Is that what was really behind the brouhaha over some Trump votes, and some Republican Party member saying that ‘the Party selects its own candidates’??  If so, that person had a legitimate point.  Why should a particular party have to put up with a candidate or candidates that its own party members didn’t choose, but whose votes in the primaries were possibly drowned out by organized efforts by ‘the opposition’ to select their candidate for them??? 

This is on a par with all the corruption going on in the voting system itself.  Names on the registration rolls which are not of citizens.  False names, false addresses.  People showing up to vote who are not who they say they are.  More names on the rolls than there are adults in the county/voting area.  Electronic voting machines that can be hacked - and are - in a number of ways.   

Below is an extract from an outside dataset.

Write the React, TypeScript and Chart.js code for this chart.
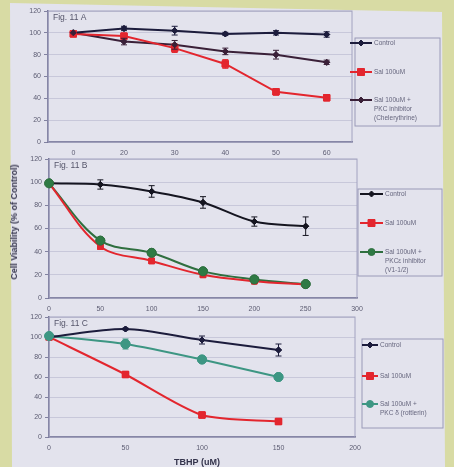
import React, { useEffect, useRef } from "react";
import { Chart, registerables } from "chart.js";
Chart.register(...registerables);

// ---------- data ----------
const A_LABELS = ["0", "20", "30", "40", "50", "60"];
const A_CONTROL = [100, 104, 102, 99, 100, 98.5];
const A_CONTROL_ERR = [0, 2, 4, 1.5, 2, 2.5];
const A_SAL = [99, 97, 86, 71.5, 46, 40.5];
const A_SAL_ERR = [0, 2, 4, 4, 3, 1];
const A_PKC = [100, 92, 89, 83, 80, 73];
const A_PKC_ERR = [0, 3, 4, 3, 4, 2];

const B_X = [0, 50, 100, 150, 200, 250];
const B_CONTROL = [99, 98, 92, 82.5, 66, 62];
const B_CONTROL_ERR = [0, 4, 5, 5, 4, 8];
const B_SAL = [99, 44.5, 32, 20, 14.5, 11.5];
const B_SAL_ERR = [0, 2, 2, 1, 1, 1];
const B_PKCE = [99, 49.5, 39, 23, 16, 12];
const B_PKCE_ERR = [0, 2, 2, 1, 1, 1];

const C_X = [0, 50, 100, 150];
const C_CONTROL = [100, 108, 97, 87];
const C_CONTROL_ERR = [0, 1, 4, 6];
const C_SAL = [100, 62.5, 22, 15.5];
const C_SAL_ERR = [0, 3, 2, 1];
const C_PKCD = [101, 93, 77.5, 60];
const C_PKCD_ERR = [0, 5, 2, 1];

const Y_TICKS = [0, 20, 40, 60, 80, 100, 120];

const LEGEND_A = ["Control", "Sal 100uM", "Sal 100uM +|PKC inhibitor|(Chelerythrine)"];
const LEGEND_B = ["Control", "Sal 100uM", "Sal 100uM +|PKCε inhibitor|(V1-1/2)"];
const LEGEND_C = ["Control", "Sal 100uM", "Sal 100uM +|PKC δ (rottlerin)"];

// ---------- style ----------
const W = 454;
const H = 467;
const FONT = "'Liberation Sans', Arial, sans-serif";
const NAVY = "#1c1c3c";
const RED = "#e3262e";
const DARKP = "#3a2038";
const GREEN = "#2f6f3f";
const TEAL = "#3d9683";
const TICK_C = "#5c5c72";

type Area = { left: number; top: number; right: number; bottom: number };
type Legend = {
  box: Area;
  s0: number;
  s1: number;
  tx: number;
  ys: number[];
};

function drawMarker(ctx: CanvasRenderingContext2D, style: string, x: number, y: number, r: number, fill: string, stroke: string) {
  ctx.save();
  ctx.fillStyle = fill;
  ctx.strokeStyle = stroke;
  ctx.lineWidth = 1;
  ctx.beginPath();
  if (style === "rect") {
    ctx.rect(x - r, y - r, 2 * r, 2 * r);
  } else if (style === "rectRot") {
    ctx.moveTo(x, y - r);
    ctx.lineTo(x + r, y);
    ctx.lineTo(x, y + r);
    ctx.lineTo(x - r, y);
    ctx.closePath();
  } else {
    ctx.arc(x, y, r, 0, Math.PI * 2);
  }
  ctx.fill();
  ctx.stroke();
  ctx.restore();
}

function makePanelPlugin(figLabel: string, errs: number[][], legend: Legend, legendTexts: string[]) {
  return {
    id: "panel_" + figLabel.replace(/\W/g, ""),
    beforeDatasetsDraw(chart: any) {
      const { ctx, chartArea: a } = chart;
      ctx.save();
      ctx.strokeStyle = "#a2a2c0";
      ctx.lineWidth = 1;
      ctx.strokeRect(a.left, a.top, a.right - a.left, a.bottom - a.top);
      ctx.restore();
    },
    afterDatasetsDraw(chart: any) {
      const { ctx } = chart;
      const ys = chart.scales.y;
      chart.data.datasets.forEach((ds: any, i: number) => {
        const meta = chart.getDatasetMeta(i);
        const e = errs[i];
        ctx.save();
        ctx.strokeStyle = ds.borderColor;
        ctx.lineWidth = 1;
        meta.data.forEach((el: any, j: number) => {
          const err = e[j];
          if (!err) return;
          const raw = ds.data[j];
          const v = typeof raw === "number" ? raw : raw.y;
          const y1 = ys.getPixelForValue(v + err);
          const y2 = ys.getPixelForValue(v - err);
          ctx.beginPath();
          ctx.moveTo(el.x, y1);
          ctx.lineTo(el.x, y2);
          ctx.moveTo(el.x - 3, y1);
          ctx.lineTo(el.x + 3, y1);
          ctx.moveTo(el.x - 3, y2);
          ctx.lineTo(el.x + 3, y2);
          ctx.stroke();
        });
        ctx.restore();
        // redraw points on top
        meta.data.forEach((el: any) => el.draw(ctx, chart.chartArea));
      });
    },
    afterDraw(chart: any) {
      const { ctx, chartArea: a } = chart;
      ctx.save();
      // fig label
      ctx.fillStyle = "#55556a";
      ctx.font = `8.5px ${FONT}`;
      ctx.textBaseline = "top";
      ctx.textAlign = "left";
      ctx.fillText(figLabel, a.left + 5, a.top + 2);
      // legend box
      const b = legend.box;
      ctx.strokeStyle = "#9a9ab8";
      ctx.lineWidth = 1;
      ctx.strokeRect(b.left, b.top, b.right - b.left, b.bottom - b.top);
      ctx.font = `6.5px ${FONT}`;
      ctx.textBaseline = "middle";
      chart.data.datasets.forEach((ds: any, i: number) => {
        const y = legend.ys[i];
        ctx.strokeStyle = ds.borderColor;
        ctx.lineWidth = 2;
        ctx.beginPath();
        ctx.moveTo(legend.s0, y);
        ctx.lineTo(legend.s1, y);
        ctx.stroke();
        drawMarker(ctx, ds.pointStyle, (legend.s0 + legend.s1) / 2, y, Math.min(ds.pointRadius, 3.5), ds.pointBackgroundColor, ds.pointBorderColor);
        ctx.fillStyle = "#66667e";
        legendTexts[i].split("|").forEach((t, k) => {
          ctx.fillText(t, legend.tx, y + k * 9);
        });
      });
      ctx.restore();
    },
  };
}

function ds(label: string, data: any[], color: string, style: string, radius: number, fill: string, tension: number) {
  return {
    label,
    data,
    borderColor: color,
    borderWidth: 2,
    pointStyle: style,
    pointRadius: radius,
    pointBackgroundColor: fill,
    pointBorderColor: color,
    pointBorderWidth: 1,
    tension,
    fill: false,
  };
}

function makeConfig(area: Area, xScale: any, datasets: any[], plugin: any) {
  const yAxisW = 30;
  const xAxisH = 20;
  return {
    type: "line",
    data: xScale.type === "category" ? { labels: A_LABELS, datasets } : { datasets },
    options: {
      responsive: false,
      animation: false,
      events: [],
      layout: {
        padding: {
          left: area.left - yAxisW,
          top: area.top,
          right: W - area.right,
          bottom: H - area.bottom - xAxisH,
        },
      },
      plugins: { legend: { display: false }, tooltip: { enabled: false } },
      scales: {
        x: {
          ...xScale,
          grid: { display: false, drawTicks: false },
          border: { display: true, color: "#6a6a8c", width: 1.5 },
          ticks: { ...(xScale.ticks || {}), color: TICK_C, font: { size: 7, family: FONT }, padding: 7, maxRotation: 0 },
          afterFit: (s: any) => {
            s.height = xAxisH;
          },
        },
        y: {
          min: 0,
          max: 120,
          afterBuildTicks: (s: any) => {
            s.ticks = Y_TICKS.map((v) => ({ value: v }));
          },
          grid: { color: "#c2c2d4", lineWidth: 0.8, tickLength: 4, tickColor: "#6a6a8c" },
          border: { display: true, color: "#6a6a8c", width: 1.5 },
          ticks: { color: TICK_C, font: { size: 7, family: FONT }, padding: 3 },
          afterFit: (s: any) => {
            s.width = yAxisW;
          },
        },
      },
    },
    plugins: [plugin],
  };
}

function xy(xs: number[], ys: number[]) {
  return xs.map((x, i) => ({ x, y: ys[i] }));
}

export default function App() {
  const refA = useRef<HTMLCanvasElement>(null);
  const refB = useRef<HTMLCanvasElement>(null);
  const refC = useRef<HTMLCanvasElement>(null);

  useEffect(() => {
    const charts: Chart[] = [];

    // Panel A
    const dsA = [
      ds("Control", A_CONTROL, NAVY, "rectRot", 3, NAVY, 0),
      ds("Sal 100uM", A_SAL, RED, "rect", 4.5, RED, 0),
      ds("Sal 100uM + PKC inhibitor", A_PKC, DARKP, "rectRot", 3, DARKP, 0),
    ];
    const plA = makePanelPlugin("Fig. 11 A", [A_CONTROL_ERR, A_SAL_ERR, A_PKC_ERR], {
      box: { left: 355, top: 38, right: 440, bottom: 126 },
      s0: 350, s1: 372, tx: 374, ys: [43, 72, 100],
    }, LEGEND_A);
    charts.push(new Chart(refA.current!, makeConfig({ left: 48, top: 11, right: 352, bottom: 142 }, { type: "category", offset: true }, dsA, plA) as any));

    // Panel B
    const dsB = [
      ds("Control", xy(B_X, B_CONTROL), "#151520", "rectRot", 3, "#151520", 0.35),
      ds("Sal 100uM", xy(B_X, B_SAL), RED, "rect", 4, RED, 0.35),
      ds("Sal 100uM + PKCε inhibitor", xy(B_X, B_PKCE), GREEN, "circle", 4.5, "#2e7a44", 0.35),
    ];
    const plB = makePanelPlugin("Fig. 11 B", [B_CONTROL_ERR, B_SAL_ERR, B_PKCE_ERR], {
      box: { left: 358, top: 189, right: 442, bottom: 276 },
      s0: 360, s1: 383, tx: 385, ys: [194, 223, 252],
    }, LEGEND_B);
    charts.push(new Chart(refB.current!, makeConfig({ left: 49, top: 159, right: 357, bottom: 298 }, { type: "linear", min: 0, max: 300, ticks: { stepSize: 50 } }, dsB, plB) as any));

    // Panel C
    const dsC = [
      ds("Control", xy(C_X, C_CONTROL), NAVY, "rectRot", 3, NAVY, 0.3),
      ds("Sal 100uM", xy(C_X, C_SAL), RED, "rect", 4.5, RED, 0.25),
      ds("Sal 100uM + PKC δ (rottlerin)", xy(C_X, C_PKCD), TEAL, "circle", 4.5, TEAL, 0.2),
    ];
    const plC = makePanelPlugin("Fig. 11 C", [C_CONTROL_ERR, C_SAL_ERR, C_PKCD_ERR], {
      box: { left: 362, top: 339, right: 443, bottom: 428 },
      s0: 362, s1: 378, tx: 380, ys: [345, 376, 404],
    }, LEGEND_C);
    charts.push(new Chart(refC.current!, makeConfig({ left: 49, top: 317, right: 355, bottom: 437 }, { type: "linear", min: 0, max: 200, ticks: { stepSize: 50 } }, dsC, plC) as any));

    return () => charts.forEach((c) => c.destroy());
  }, []);

  const cv: React.CSSProperties = { position: "absolute", left: 0, top: 0, width: W, height: H };
  return (
    <div style={{ position: "fixed", left: 0, top: 0, width: W, height: H, background: "#d8dba4", overflow: "hidden" }}>
      <div
        style={{
          position: "absolute", left: 0, top: 0, width: W, height: H,
          background: "#e3e3ed",
          clipPath: "polygon(10px 3px, 442px 12px, 445px 467px, 12px 467px)",
        }}
      />
      <canvas ref={refA} width={W} height={H} style={cv} />
      <canvas ref={refB} width={W} height={H} style={cv} />
      <canvas ref={refC} width={W} height={H} style={cv} />
      <div
        style={{
          position: "absolute", left: 14, top: 222, transform: "translate(-50%, -50%) rotate(-90deg)",
          font: `bold 9px ${FONT}`, color: "#34344c", whiteSpace: "nowrap",
        }}
      >
        Cell Viability (% of Control)
      </div>
      <div
        style={{
          position: "absolute", left: 197, top: 462, transform: "translate(-50%, -50%)",
          font: `bold 9px ${FONT}`, color: "#34344c", whiteSpace: "nowrap",
        }}
      >
        TBHP (uM)
      </div>
    </div>
  );
}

‘This is the way we do voting business in this country’??

No longer. 

That party’s over.  

The Games That People Play…

When I went to vote the first time back in my home country after living away for many years, I was appalled that they didn’t ask me to identify myself.  This state - California - has a cheap and easily obtained photo ID card, for which one has to produce a certified copy of their birth certificate to obtain; that’s all.1  But that’s enough to identify oneself for a whole range of transactions: open a bank account, cash a check (including a welfare check), get a library card, get a Senior’s Reduced Fare Transit card…That was in 2012.  I refused to take part in what I perceived as a charade, a farce, a fraud.2  

What a welcome back to my home country…I tried again, in the elections of 2014 - because I felt strongly about the need to help change the direction in which the country was going under the Marxist Usurper at the helm of our ship of state (the Founding Fathers & Generation could only be weeping and groaning at that point) - and this time asked more questions, including why, if you have to learn to speak and read English to become a citizen3 - with the precinct supervisor agreeing with me as to the point - all the voting material was in other languages as well (not just Spanish; with Southern California on the cusp of becoming the first region of a rebirth of Aztlan)??  She smiled ruefully, and had no response, other than a look of, ‘That’s just the way it is.’ 

I later found out that it was a federal law, not a state law.  Curious, that…

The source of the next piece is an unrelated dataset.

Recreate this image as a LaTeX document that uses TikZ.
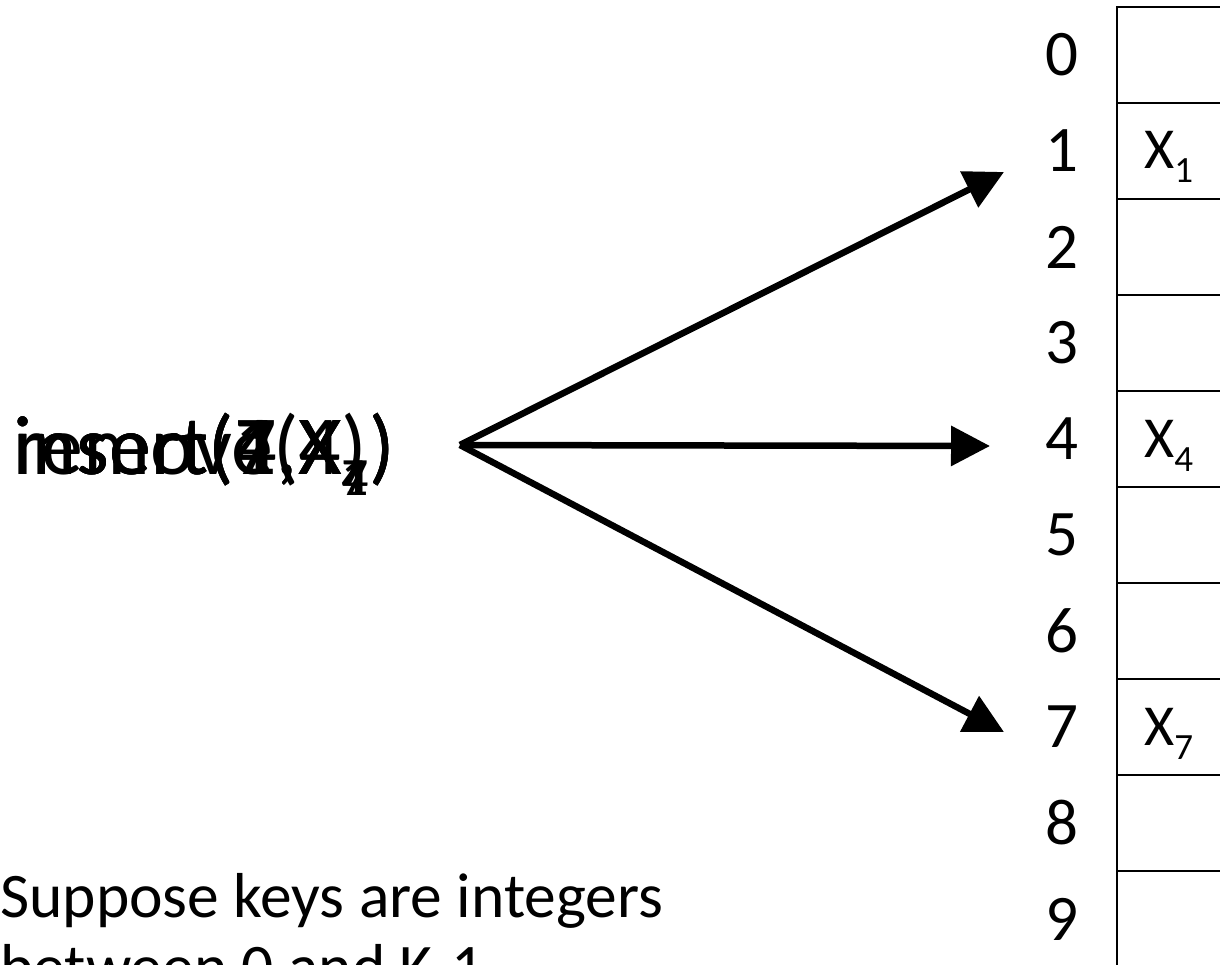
\documentclass[tikz,border=0pt]{standalone}
\usepackage{fontspec}
\setmainfont{Carlito}
\usetikzlibrary{arrows.meta}
\newcommand\insub[1]{\raisebox{-21pt}{\fontsize{54}{54}\selectfont #1}}
\newcommand\cellsub[1]{\raisebox{-14pt}{\fontsize{37}{37}\selectfont #1}}
\begin{document}
\begin{tikzpicture}[x=1pt,y=-1pt,
  cell/.style={draw,line width=2.8pt,minimum width=130pt,minimum height=96pt,inner sep=0pt},
  idx/.style={inner sep=0pt,font=\fontsize{65}{65}\selectfont},
  entry/.style={anchor=base west,inner sep=0pt,font=\fontsize{58}{58}\selectfont},
  op/.style={anchor=base west,inner sep=0pt,font=\fontsize{84}{84}\selectfont},
  note/.style={anchor=base west,inner sep=0pt,font=\fontsize{63.5}{63.5}\selectfont},
  arr/.style={line width=6.5pt,-{Triangle[length=39pt,width=39pt]}}]
\useasboundingbox (0,0) rectangle (1220,965);
\clip (0,0) rectangle (1220,965);
% table
\foreach \i in {0,...,9}{
  \node[cell] (c\i) at (1182,{55+96*\i}) {};
  \node[idx] (d\i) at (1062,{55+96*\i}) {\i};
}
\node[entry] (x1) at (1144,169) {X\cellsub{1}};
\node[entry] (x4) at (1144,457) {X\cellsub{4}};
\node[entry] (x7) at (1144,745) {X\cellsub{7}};
% overlaid operations
\node[op] (op1) at (13,474) {insert(1,X\insub{1})};
\node[op] (op4) at (13,474) {insert(4,X\insub{4})};
\node[op] (op7) at (13,474) {insert(7,X\insub{7})};
\node[op] (rm4) at (13,474) {remove(4)};
% arrows
\coordinate (src) at (460,445);
\coordinate (t1) at (1004,172);
\coordinate (t4) at (990,446);
\coordinate (t7) at (1004,732);
\draw[arr] (src) -- (t1);
\draw[arr] (src) -- (t4);
\draw[arr] (src) -- (t7);
% note
\node[note] (n1) at (0,917) {Suppose keys are integers};
\node[note] (n2) at (0,988) {between 0 and K-1};
\end{tikzpicture}
\end{document}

I tried again, in local elections of this year, determined to follow up further this time, and first of all, to be sure of my facts.  Sure enough: All they asked me for was my name - not even to produce some letter showing my name and address - and to sign alongside it on their rolls.  I asked to speak to the person in charge, to issue a formal complaint about the procedures of voting in this state/county.  She a) told me that they were trained not to ask for ID, and b) kindly provided me with the number of the local Elections Office.  Whose representative - a young lady - confidently assured me over the phone that they check the names on the voter registration rolls against various sources, including “the DMV…”  When I pointed out that that source was no longer a valid check, with this state now allowing non-citizens (and illegal aliens to boot) to obtain a driver’s license, she quickly sent me on up the chain, to the L.A. County Voter Registrar’s office.  Where I found out the lugubrious information that they don’t actually even do that.  With the young fellow’s supervisor even listening in on the conversation (for training purposes), I was informed from the horse’s mouth that no check is made as to the legality of the names on the registration rolls; that people sign their names “on penalty of perjury”.  And that’s it?  

That’s it.  

I tried once more:  Never a check made as to whether the people are actually bona fide citizens?

That’s it.

I asked to register a formal complaint as to the voting procedures in this county.  I was told a) that the law did not require asking for ID, and so they don’t, and b) if I wanted the law to be changed, I should go to my State Assemblyman and/or my State Senator.  The first of whom I dutifully did, via email; outlining the main points of my case, and complaint.  The response?

Crickets.  

That was over ten days ago, now.

I have a given up hope on The System.   

It needs to be cleaned up.

From top to bottom.   

Thoroughly.       


footnotes:

1 When I first came back - in 2012 - a driver’s license could also be used for the same, voting  purpose; but now, in the infinite wisdom of this state’s politicos, that is no longer the case, with this state now issuing driver’s licenses to non-citizens as well.  
   No wonder ‘they’ call it The People’s Republic of Kalifornia.
   To the point where, a couple of years ago, the governor - Jerry Brown; who used to be, at least, a Democrat; which used to be, at least, a respectable political party - was quoted as saying at an event in the L.A. area at which it was known there were illegal aliens in the audience, “You are welcome here”.
   Go figure.

2 I personally could have been anybody.  All they ask you to do is sign ‘your’ name alongside a name on their registration roll.  I asked the person in charge if they actually go through the rolls every election to check the signatures against the signatures that they have on file on the original registration form.  Crickets.
   And that’s to even assume that you were a bona fide voter - a citizen, and living in that area - when you submitted your registration form in the first place.  A point to which I will return shortly, in this diatribe against The System.  
   
3 One of the people at the check-in desk, overhearing my conversation with the supervisor at the precinct, quickly spoke up, saying, “No you don’t.”  I ignored him. 

   The fellow also spoke up a short time later, after the gist of my conversation with the supervisor was very clear, telling me that “We’re trying to get people to come in and vote, and you’re trying to keep people from voting.”  No doubt which side of the electoral divide that guy was on.